So clearly there’s a consolidation that’s been taking place in the U.S. where the multiple shop operators have been consolidating and that has been helping Axalta in a big way, because I think with what we offer to the MSOs and the kind of productivity that we can provide to them, we’ve been signing up more and more of them. So, we’ve been gaining share here. In Europe, the MSO concept is just beginning to take hold. We just won some significant MSO business in the UK that is not yet existent in Asia, but in Asia, we are focused mostly on the premium segment. But if you look at overall globally, there’s no question that we are benefiting from the consolidation and we are benefiting from share gains.
And not only that, I think this is a business where we are able to outstrip the cost increases that we have seen by higher prices. So it’s a great business. We are also adding content in the Refinish business. We’ve got into adjacency, so we are selling more than just paints and coatings. And that’s going to continue because once we have the pipe into the shop operators, we are able to supply additional content and that’s going to continue in the years to come.
Thank you.
You’re welcome.
Our next question comes from Josh Spector with UBS. Please proceed with your question.
Yes. Hi, thanks for taking my question. I guess just coming back to price cost and the cumulative gap closure, I mean, I think Axalta in the past used to give some type of timeline on when you expect to kind of get over the hump there. Do you have any estimate on or visibility to when you actually may be closing this gap? And as you think about pricing in Mobility, I mean, you talked about some lower raws, you talked about going after additional pricing. What’s the mindset in terms of how much price needs to be captured? Are you capturing pricing kind of regardless of raw material decline to close that gap? Or are you thinking of being a blend of kind of both playing into that?

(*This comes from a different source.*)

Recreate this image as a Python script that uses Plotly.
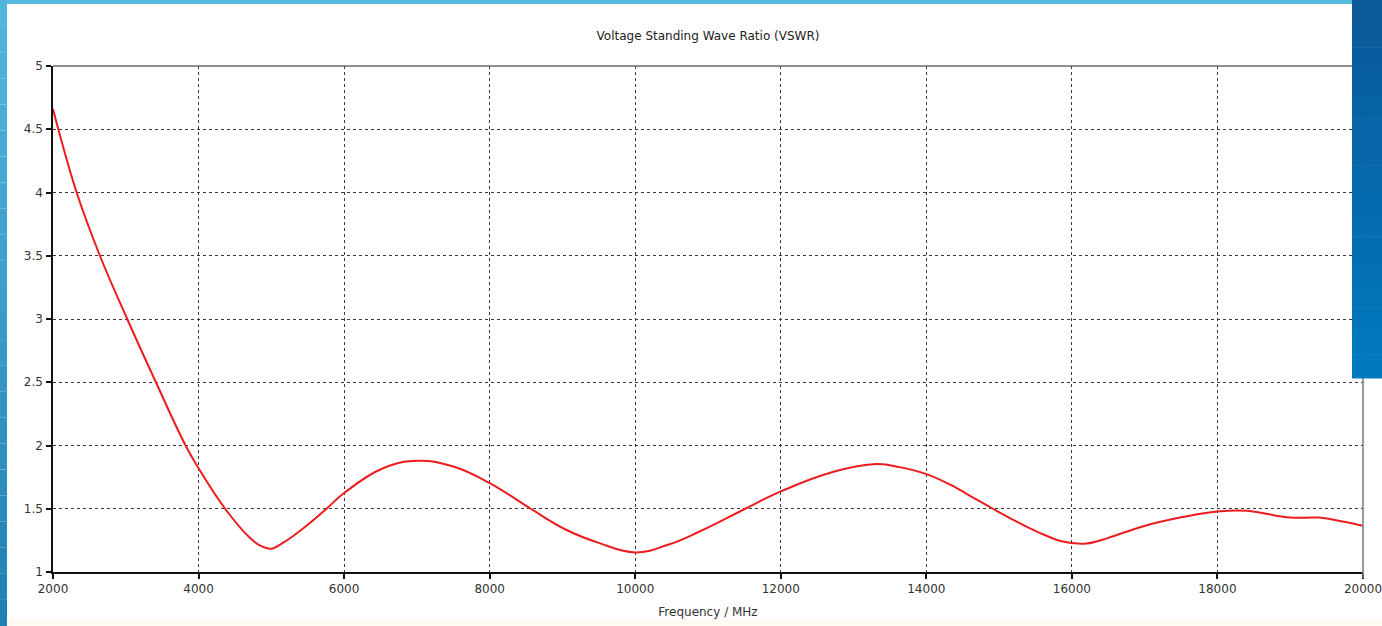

Yes, listen, we know we’ve got about a $100 million gap plus or minus. And we are going to get part of that through pricing, and we’re going to get part of that through deflation, no question about it. And part of it is, has to come from operating efficiencies. The one of, the one thing that I have found since, in the time that I’ve been here in the short time that I’ve been here, is I think we have a lot, and we haven’t talked about this, but we have a lot more opportunities in just the way we run a manufacturing operations and the amount of cost we can take out and increase the capacity. And that, that’s more to be discussed perhaps in the coming call, but clearly we have several levels. I know Sean, if you want to add any color to this?
I guess the other note is, our price is typically pretty sticky. We’re expecting this cycle to be no different. If we see the face of deflation, as we think about next year, we’ll certainly be pushing price on the Refinish side. And then it’s a question mark on how much deflation we see on how much incremental price we get. But you think about that $100 million gap, that represents 2% price. So it certainly feels like we’re on track to cover that as part of 2023, just given the pricing today.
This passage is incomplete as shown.